Эдгара на премьере пел киевлянин Игорь Борко. Опытный мастер, он, будучи нездоровым, умело обходил подводные рифы, стараясь как можно меньше петь в полный голос, благо прекрасно владеет piano и mezza-voce. Его исполнение было музыкальным и стильным, и в целом с Ириной Джиоевой они составили хороший дуэт. Во втором составе в этой партии вышел известный москвичам Сергей Кунаев, который оказался в совсем уж скверной форме, и посередине спектакля его заменил местный тенор Георгий Ковриков, весьма достойно спевший знаменитую арию и предсмертное соло.
Партию Генри (в итальянской версии — Энрико) в целом удачно исполнил солист Большого театра Михаил Дьяков.

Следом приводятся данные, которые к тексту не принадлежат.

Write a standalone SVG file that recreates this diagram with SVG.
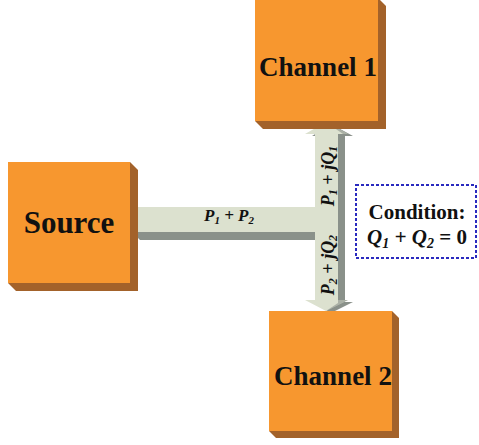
<svg xmlns="http://www.w3.org/2000/svg" width="479" height="445" viewBox="0 0 479 445">
<style>
.front{fill:#F7972F}
.side{fill:#A3622A}
.lbl{font-family:"Liberation Serif","Times New Roman",serif;font-weight:bold;fill:#111;text-anchor:middle}
.math{font-family:"Liberation Serif","Times New Roman",serif;font-weight:bold;font-style:italic;fill:#111;text-anchor:middle}
.barL{fill:#DCE1CF}
.barD{fill:#8A918A}
</style>
<rect width="479" height="445" fill="#fff"/>
<g id="connectors">
  <!-- horizontal bar -->
  <polygon class="barD" points="132,232 315,232 315,240 140,240"/>
  <rect class="barL" x="132" y="207" width="185" height="25"/>
  <!-- vertical double arrow shadow -->
  <polygon class="barD" points="331,124 353,136 345,136 345,302 353,302 331,313 312,302 322,302 322,136 312,136"/>
  <!-- vertical double arrow light -->
  <polygon class="barL" points="326,122 348,134 338,134 338,300 348,300 326,311 305,300 315,300 315,134 305,134"/>
  <polygon class="barD" points="326,122 348,134 343,134" opacity="0.6"/>
  <polygon class="barD" points="338,300 348,300 326,311 338,303" opacity="0.6"/>
  <text class="math" font-size="17" x="229" y="221">P<tspan font-size="11" dy="3">1</tspan><tspan dy="-3"> + P</tspan><tspan font-size="11" dy="3">2</tspan></text>
  <text class="math" font-size="18" transform="translate(334,176) rotate(-90)" x="0" y="0">P<tspan font-size="12" dy="3">1</tspan><tspan dy="-3"> + jQ</tspan><tspan font-size="12" dy="3">1</tspan></text>
  <text class="math" font-size="18" transform="translate(334,265) rotate(-90)" x="0" y="0">P<tspan font-size="12" dy="3">2</tspan><tspan dy="-3"> + jQ</tspan><tspan font-size="12" dy="3">2</tspan></text>
</g>
<g id="source">
  <polygon class="side" points="130,162 138,170 138,291 16,291 8,283"/>
  <rect class="front" x="8" y="162" width="122" height="121"/>
  <text class="lbl" font-size="31" x="69" y="233">Source</text>
</g>
<g id="channel1">
  <polygon class="side" points="378,-2 386,6 386,129 263,129 255,121"/>
  <rect class="front" x="255" y="-2" width="123" height="123"/>
  <text class="lbl" font-size="27" x="318" y="76">Channel 1</text>
</g>
<g id="channel2">
  <polygon class="side" points="392,311 399,318 399,438 276,438 269,431"/>
  <rect class="front" x="269" y="311" width="123" height="120"/>
  <text class="lbl" font-size="27" x="333" y="385">Channel 2</text>
</g>
<g id="condition">
  <rect x="356" y="185" width="120" height="73" fill="#fff" stroke="#2A2ABF" stroke-width="2" stroke-dasharray="3,2"/>
  <text class="lbl" font-size="21" x="417" y="219">Condition:</text>
  <text class="math" font-size="21" x="417" y="244">Q<tspan font-size="14" dy="4">1</tspan><tspan dy="-4"> + Q</tspan><tspan font-size="14" dy="4">2</tspan><tspan dy="-4" font-style="normal"> = 0</tspan></text>
</g>
</svg>
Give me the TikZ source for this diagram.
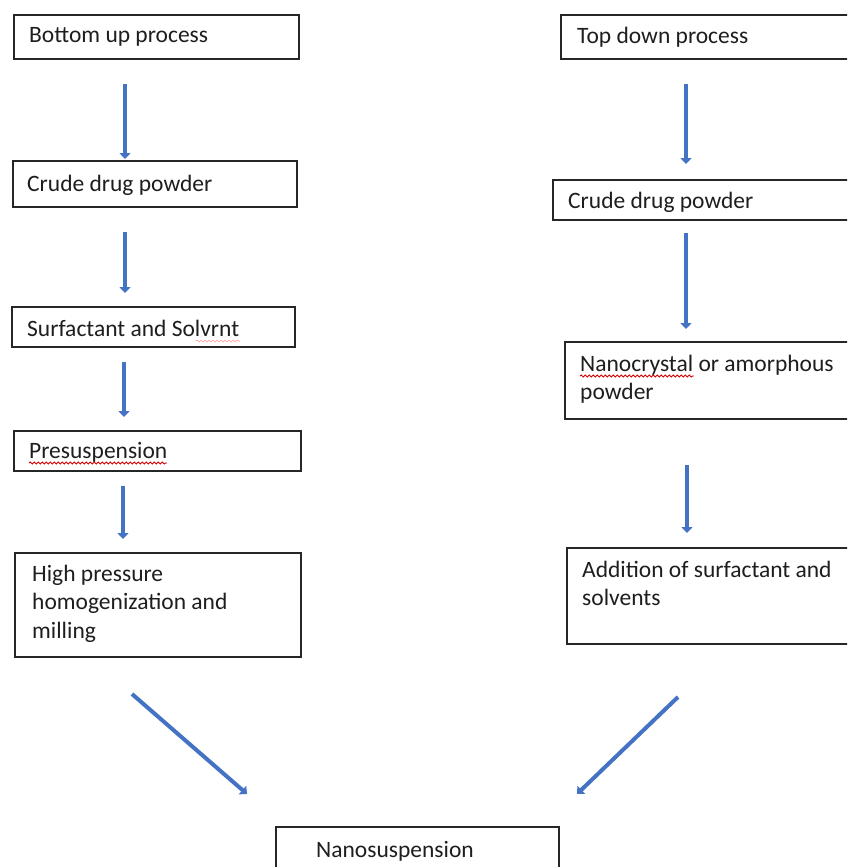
\documentclass[tikz,border=0pt]{standalone}
\usepackage{fontspec}
\setmainfont{Carlito}
\usetikzlibrary{arrows.meta,decorations.pathmorphing}
\definecolor{arrblue}{HTML}{4472C4}
\definecolor{boxline}{HTML}{262626}
\definecolor{txtcol}{HTML}{1E1E1E}
\begin{document}
\begin{tikzpicture}[x=1pt,y=-1pt,
  box/.style={draw=boxline,line width=1.6pt,fill=white,rectangle,inner sep=0pt,anchor=north west},
  txt/.style={anchor=base west,inner sep=0pt,text=txtcol,font=\fontsize{23.5}{28.5}\selectfont,align=left},
  arr/.style={draw=arrblue,line width=4pt,-{Triangle[width=11pt,length=6pt]}},
  squig/.style={draw=red!85!black,line width=0.9pt,decorate,decoration={snake,amplitude=1pt,segment length=4pt}}]
\path[use as bounding box,clip] (0,0) rectangle (847,867);
\fill[white] (0,0) rectangle (847,867);
% left column boxes
\node[box,minimum width=285pt,minimum height=44pt] (b1) at (13,14) {};
\node[txt] (t1) at (29,43) {Bottom up process};
\node[box,minimum width=284pt,minimum height=46pt] (b2) at (12,160) {};
\node[txt] (t2) at (27,191) {Crude drug powder};
\node[box,minimum width=283pt,minimum height=40pt] (b3) at (11,306) {};
\node[txt] (t3) at (27,336) {Surfactant and Solvrnt};
\node[box,minimum width=287pt,minimum height=40pt] (b4) at (13,430) {};
\node[txt] (t4) at (29,458) {Presuspension};
\node[box,minimum width=286pt,minimum height=104pt] (b5) at (14,552) {};
\node[txt] (t5) at (32,638) {High pressure\\homogenization and\\milling};
% right column boxes
\node[box,minimum width=300pt,minimum height=44pt] (r1) at (560,14) {};
\node[txt] (s1) at (577,44) {Top down process};
\node[box,minimum width=310pt,minimum height=40pt] (r2) at (552,179) {};
\node[txt] (s2) at (568,208) {Crude drug powder};
\node[box,minimum width=300pt,minimum height=77pt] (r3) at (564,341) {};
\node[txt] (s3) at (580,399.5) {Nanocrystal or amorphous\\powder};
\node[box,minimum width=300pt,minimum height=96pt] (r4) at (566,547) {};
\node[txt] (s4) at (582,605.5) {Addition of surfactant and\\solvents};
% bottom box
\node[box,minimum width=283pt,minimum height=60pt] (n) at (275,826) {};
\node[txt] (nt) at (316,857) {Nanosuspension};
% spell-check squiggles
\draw[squig] (29,463) -- (167,463);
\draw[squig] (580,376) -- (694,376);
\draw[squig,draw=red!40,line width=0.6pt] (196,341) -- (240,341);
% arrow end points
\coordinate (a1s) at (125,84);  \coordinate (a1e) at (125,159);
\coordinate (a2s) at (125,232); \coordinate (a2e) at (125,293);
\coordinate (a3s) at (124,362); \coordinate (a3e) at (124,417);
\coordinate (a4s) at (123,486); \coordinate (a4e) at (123,539);
\coordinate (c1s) at (686,84);  \coordinate (c1e) at (686,164);
\coordinate (c2s) at (686,233); \coordinate (c2e) at (686,329);
\coordinate (c3s) at (687,465); \coordinate (c3e) at (687,533);
\coordinate (d1s) at (132,694); \coordinate (d1e) at (247,794);
\coordinate (d2s) at (678,697); \coordinate (d2e) at (577,794);
\draw[arr] (a1s) -- (a1e);
\draw[arr] (a2s) -- (a2e);
\draw[arr] (a3s) -- (a3e);
\draw[arr] (a4s) -- (a4e);
\draw[arr] (c1s) -- (c1e);
\draw[arr] (c2s) -- (c2e);
\draw[arr] (c3s) -- (c3e);
\draw[arr] (d1s) -- (d1e);
\draw[arr] (d2s) -- (d2e);
\end{tikzpicture}
\end{document}
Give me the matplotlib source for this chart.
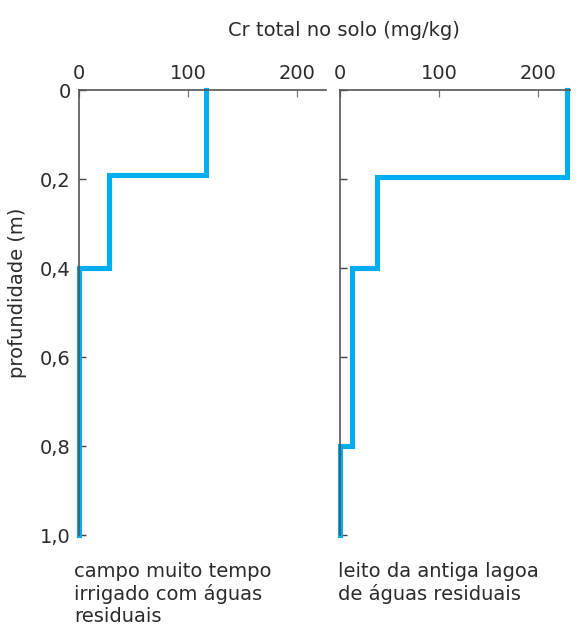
import matplotlib
matplotlib.use("Agg")
import matplotlib.pyplot as plt
import numpy as np

# perfis de Cr total (mg/kg) por profundidade (m)
depth_campo = [0, 0.19, 0.19, 0.4, 0.4, 1.0]
cr_campo = [117, 117, 28, 28, 0, 0]

depth_lagoa = [0, 0.195, 0.195, 0.4, 0.4, 0.8, 0.8, 1.0]
cr_lagoa = [229, 229, 37, 37, 12, 12, 0, 0]

yticks = [0, 0.2, 0.4, 0.6, 0.8, 1.0]
ytick_labels = ["0", "0,2", "0,4", "0,6", "0,8", "1,0"]
xticks = [0, 100, 200]

BLUE = "#00AEEF"
TXT = "#2b2b2b"
plt.rcParams["font.family"] = ["DejaVu Sans"]
plt.rcParams["font.size"] = 14

fig = plt.figure(figsize=(5.84, 6.27), dpi=100)
ax1 = fig.add_axes([0.1353, 0.1467, 0.4229, 0.7093])
ax2 = fig.add_axes([0.5822, 0.1467, 0.3938, 0.7093])


def style(ax, xmax, show_labels):
    ax.set_xlim(0, xmax)
    ax.set_ylim(1.0, 0)
    for s in ["right", "bottom"]:
        ax.spines[s].set_visible(False)
    for s in ["left", "top"]:
        ax.spines[s].set_color("#555555")
        ax.spines[s].set_linewidth(1.2)
        ax.spines[s].set_zorder(5)
    ax.xaxis.tick_top()
    ax.set_xticks(xticks)
    ax.set_xticklabels([str(t) for t in xticks], color=TXT)
    ax.set_yticks(yticks)
    if show_labels:
        ax.set_yticklabels(ytick_labels, color=TXT)
    else:
        ax.set_yticklabels([])
    ax.tick_params(axis="x", direction="in", length=5, width=0.9,
                   color="#777777", pad=5)
    ax.tick_params(axis="y", direction="in", length=5, width=1.0,
                   color="#444444", pad=6)


ax1.plot(cr_campo, depth_campo, color=BLUE, lw=3.7, clip_on=False,
         solid_joinstyle="miter", zorder=3)
ax2.plot(cr_lagoa, depth_lagoa, color=BLUE, lw=3.7, clip_on=False,
         solid_joinstyle="miter", zorder=3)

style(ax1, 227, True)
style(ax2, 232, False)

ax1.set_ylabel("profundidade (m)", color=TXT)
ax1.yaxis.set_label_coords(-0.21, 0.544)

fig.text(0.589, 0.952, "Cr total no solo (mg/kg)", ha="center", va="center",
         color=TXT)

fig.text(0.127, 0.053, "campo muito tempo\nirrigado com águas\nresiduais",
         ha="left", va="center", color=TXT, linespacing=1.2)
fig.text(0.578, 0.07, "leito da antiga lagoa\nde águas residuais",
         ha="left", va="center", color=TXT, linespacing=1.2)

fig.savefig("out.png", dpi=100)
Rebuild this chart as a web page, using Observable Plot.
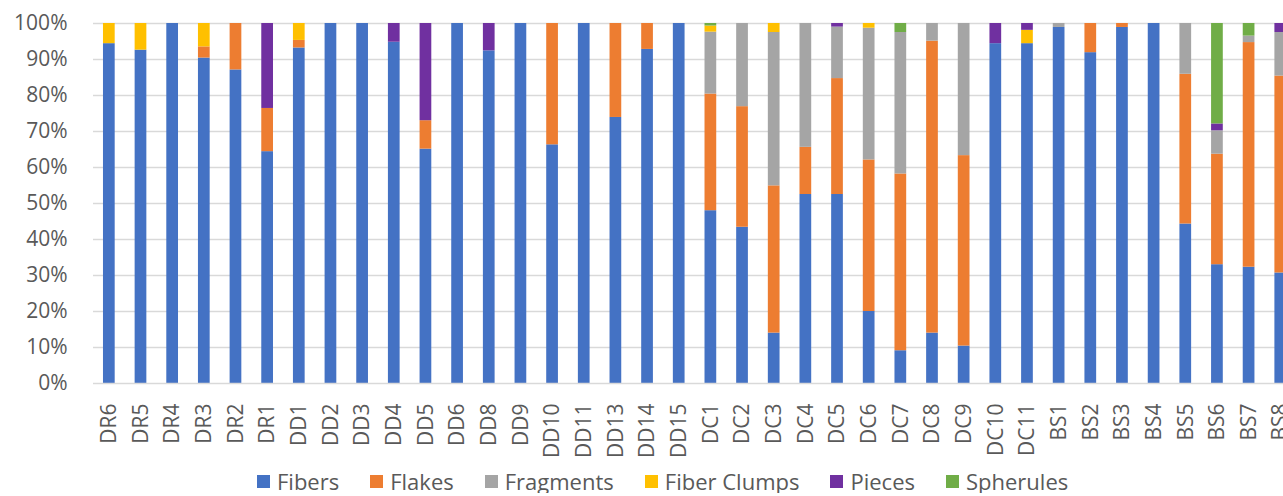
<!DOCTYPE html>
<html>
<head>
<meta charset="utf-8">
<script src="https://cdn.jsdelivr.net/npm/d3@7"></script>
<script src="https://cdn.jsdelivr.net/npm/@observablehq/plot@0.6"></script>
<style>
  html, body { margin: 0; padding: 0; background: #fff; overflow: hidden; }
  #wrap { width: 1283px; height: 462px; overflow: hidden; position: relative; }
  #wrap > svg { max-width: none !important; width: 1310px; height: 462px; display: block; }
  .lg-swatches { font-family: "Open Sans", sans-serif; font-size: 22px; line-height: 24px; color: #595959; margin: 0 !important; padding-top: 7px; padding-left: 257px; min-height: 24px !important; }
  .lg-swatch { margin-right: 31px; }
  .lg-swatch > svg { margin-right: 7px; }
</style>
</head>
<body>
<div id="wrap"></div>
<div id="legend"></div>
<script>
const categories = ["DR6","DR5","DR4","DR3","DR2","DR1","DD1","DD2","DD3","DD4","DD5","DD6","DD8","DD9","DD10","DD11","DD13","DD14","DD15","DC1","DC2","DC3","DC4","DC5","DC6","DC7","DC8","DC9","DC10","DC11","BS1","BS2","BS3","BS4","BS5","BS6","BS7","BS8"];
const types = ["Fibers","Flakes","Fragments","Fiber Clumps","Pieces","Spherules"];
const colors = ["#4472C4","#ED7D31","#A5A5A5","#FFC000","#7030A0","#70AD47"];

const fibers    = [94.4,92.6,100,90.4,87.1,64.4,93.2,100,100,94.8,65.1,100,92.4,100,66.3,100,73.9,92.8,100,48.0,43.4,14.0,52.5,52.5,20.0,9.1,14.0,10.4,94.4,94.4,98.9,91.9,98.9,100,44.3,33.0,32.3,30.7];
const flakes    = [0,0,0,3.1,12.9,12.0,2.1,0,0,0,7.9,0,0,0,33.7,0,26.1,7.2,0,32.4,33.5,40.9,13.1,32.2,42.1,49.1,81.1,52.9,0,0,0,8.1,1.1,0,41.6,30.7,62.4,54.7];
const fragments = [0,0,0,0,0,0,0,0,0,0,0,0,0,0,0,0,0,0,0,17.2,23.1,42.6,34.4,14.3,36.6,39.3,4.9,36.7,0,0,1.1,0,0,0,14.1,6.5,1.8,12.1];
const clumps    = [5.6,7.4,0,6.5,0,0,4.7,0,0,0,0,0,0,0,0,0,0,0,0,1.7,0,2.5,0,0,1.3,0,0,0,0,3.7,0,0,0,0,0,0,0,0];
const pieces    = [0,0,0,0,0,23.6,0,0,0,5.2,27.0,0,7.6,0,0,0,0,0,0,0,0,0,0,1.0,0,0,0,0,5.6,1.9,0,0,0,0,0,1.9,0,2.5];
const spherules = [0,0,0,0,0,0,0,0,0,0,0,0,0,0,0,0,0,0,0,0.7,0,0,0,0,0,2.5,0,0,0,0,0,0,0,0,0,27.9,3.5,0];

const series = [fibers, flakes, fragments, clumps, pieces, spherules];
const data = [];
types.forEach((t, i) => categories.forEach((c, j) => data.push({site: c, type: t, value: series[i][j]})));

// band geometry: step ≈ 31.66px, bar ≈ 37% of step, first band centred half a step from the left edge
const pad = 0.63;
const left = 93, step = 31.66;
const x0 = left + step / 2 - step * (pad + (1 - pad) / 2);
const x1 = x0 + step * (categories.length + pad);

const chart = Plot.plot({
  width: 1310,
  height: 462,
  marginLeft: 93,
  marginRight: 0,
  marginTop: 23,
  marginBottom: 79,
  style: { fontFamily: "'Open Sans', sans-serif", fontSize: "21px", color: "#595959", background: "#fff" },
  x: { type: "band", domain: categories, padding: pad, range: [x0, x1], round: false },
  y: { domain: [0, 100] },
  color: { domain: types, range: colors },
  marks: [
    Plot.gridY({ticks: d3.range(10, 101, 10), stroke: "#d9d9d9", strokeOpacity: 1, strokeWidth: 1.3}),
    Plot.barY(data, {x: "site", y: "value", fill: "type", order: types}),
    Plot.ruleY([0], {stroke: "#d9d9d9", strokeWidth: 1.3}),
    Plot.axisY({ticks: d3.range(0, 101, 10), tickFormat: d => d + "%", tickSize: 0, tickPadding: 26, label: null}),
    Plot.axisX({tickRotate: -90, tickSize: 0, tickPadding: 20, label: null})
  ]
});
document.getElementById("wrap").appendChild(chart);

const legend = Plot.legend({
  color: { type: "ordinal", domain: types, range: colors },
  legend: "swatches",
  swatchSize: 13,
  className: "lg"
});
document.getElementById("legend").appendChild(legend);
</script>
</body>
</html>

Петербуржец Юрий Ившин из второго состава пел ее более огрубленно, хотя серьезных вокальных претензий к нему нет.
И наконец, о постановке. То, что сделала режиссер из Канады Жаннетт Астер, для Казани, может быть, и стало чем-то революционным, но для европейского, да и российского театра это уже пройденный этап, хотя по инерции спектакли такого рода еще нет-нет да и продолжают появляться на разных подмостках. Речь о переодевании персонажей в современные одежды. Несколько десятилетий назад, когда подобное впервые появилось в знаменитом «Риголетто» Джонатана Миллера в Английской национальной опере, в этом был некий аромат новизны, да и уровень воплощения был иным. В дальнейшем у крупных режиссеров нередко случались удачи на этом пути, однако лишь тогда, когда сей прием не становился самоцелью и за ним просматривалась действительно интересная концепция, так или иначе опирающаяся на музыку.
У Астер подобный ход выглядит чисто внешним, этаким коконом, надетым прямо поверх старинных камзолов. Древние аристократические роды превратились у нее в нынешнюю бизнес-элиту, которой противостоит одинокий бунтарь Эдгар, облаченный в камуфляж и «красный берет», но при этом все почему-то изъясняются вокальным языком романтического бельканто. Впрочем, возможно, какую-то часть публики, воспитанной на мыльных сериалах, таким обходным путем и удастся завлечь в оперу. Тем более что Астер все-таки профессионал — в том смысле, что свои построения она хотя бы формально согласует с музыкальным движением и ритмом. Что до концептуальной составляющей, то из всего изложенного режиссером в буклете на сцене по-настоящему читается, пожалуй, только тема двух миров — идеального (в котором живет Лючия) и реального, прагматичного. И в этом несомненная заслуга художника Игоря Гриневича.
...Театр имени М.Джалиля уже давно отринул типичный провинциальный удел вариться в собственном соку. С середины 80-х, когда директором стал Рауфаль Мухаметзянов, возглавляющий театр и сегодня, сюда постоянно приглашались режиссеры, художники, а чуть позднее также дирижеры и певцы из других городов и даже стран. Теперь, благодаря таким вот международным проектам — детищу художественного руководителя оперы Гюзели Хайбулиной, театр сам вырвался на европейские просторы (пусть пока по большей части провинциальные) и стремительно усваивает мировой опыт. Хорошо бы только не застревать на вчерашнем его этапе, к каковому принадлежит режиссура Ж.Астер в «Лючии». Тем более что с открытием реконструированного здания (это должно произойти уже через полгода, к тысячелетнему юбилею Казани) у театра появятся совершенно новые возможности — как технические, так и финансовые.